This standing stone is very close to the road, there's just enough room between the road and stone to squeeze a railway track in, so they did. How rude.
So I had to turn round and park near the bend in the road by Kitchenhill bridge. Fifty yards back up the road and there is an antenna/aerial/substation type thingy. Through the gate into the enclosure and over the barbed wire topped fence, we're now in the same field as the stone and forty odd sheep.
The stone is a hundred yards away by a tall tree on the side of a mound next to the railway track.
The stone is tall, over seven feet, and wide in girth, no slender loris this one, no hidden by grasses or gorse, big bright and beautiful. A stone of many colours, lichens of white, yellow and bright green cover a surface grey with tinges of orange and brown. The tall gnarled tree next to it isn't too close and sets the old stone off well, the tree looks old, but the stone is older.
Our last site of the day was to be Holme Head; one I knew could be difficult to access due to the railway line being in the way! What I can't even begin to explain is this; how have Vicky and I, who have spent the last 25 years whizzing up and down this line to each other's houses, managed to miss these huge, hunk of stone, sitting right by the side of the line? We must have both passed it hundreds of times!! Anyhoo, we tried to get a decent picture of it from the "wrong side of the tracks" and then we attempted to get to it through the filed on the other side – this would be quite easy if a) there wasn't barbed wire on the gate and b) it hadn't been full of cows who seemed very curious. This is not usually an issue for me but I had a train to catch and didn't really have the time to dodge playful bullocks and barbed wire. This is now firmly on my list for "next time".
If you are happy to get up quite close to the stone (other side of railway line) but not actually tough it, this is an easy one to visit. Come off the M6 at Junction 41 and take the minor road north signposted Calthwaite (road is sandwiched by the M6 and railway line). Just Past the turning on your right you will see the stone clearly on the right – the other side of the train tracks.
It is a large, nice looking stone and well worth seeking out when in the area.
Spotted this from the M6 because the sun was catching it... on the way back north we came off at junction 41 and took the road for Calthwaite, followed our noses until it was unveiled...
But... no!!! coos!!! Field was full of young playful cows, bah!
Undeterred, I decided to take a shot from the road that runs alongside the railway line ;)
Then sodded it and tried to get in through the field. Chickened out when the cows were getting just a little bit toooooo friendly... jumped behind the sandstone wall and got pics from there; unfortunately the sun was right behind so only got a sillouette. Made our way back towards the car and the coos (who we'd perhaps not given enough credit to) had blocked our way out, and we had to make a dash for it through the river!!!!

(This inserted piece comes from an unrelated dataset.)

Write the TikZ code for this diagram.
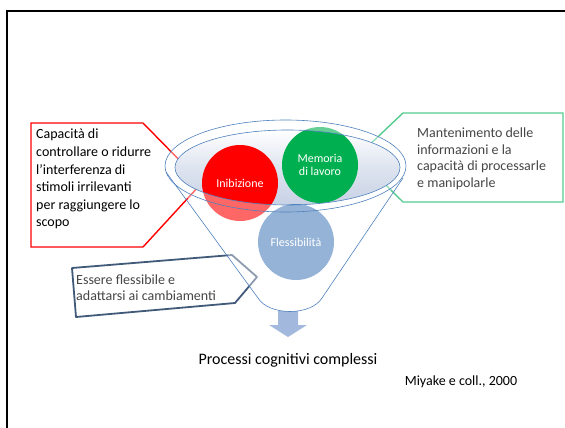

This stone was a revalation to Stu and I. The Sewborrans and Skirsgill stones were big buggers but this one is huge.
The easiest way to access it is via the field beside Kitchenhill Bridge. It's also worth keeping an eye out for it if your travelling on the west coast line out of or into Penrith.
Stu had a reference from Pastscape for a stone in a field about a mile north of this one. We had a good search around but found nothing.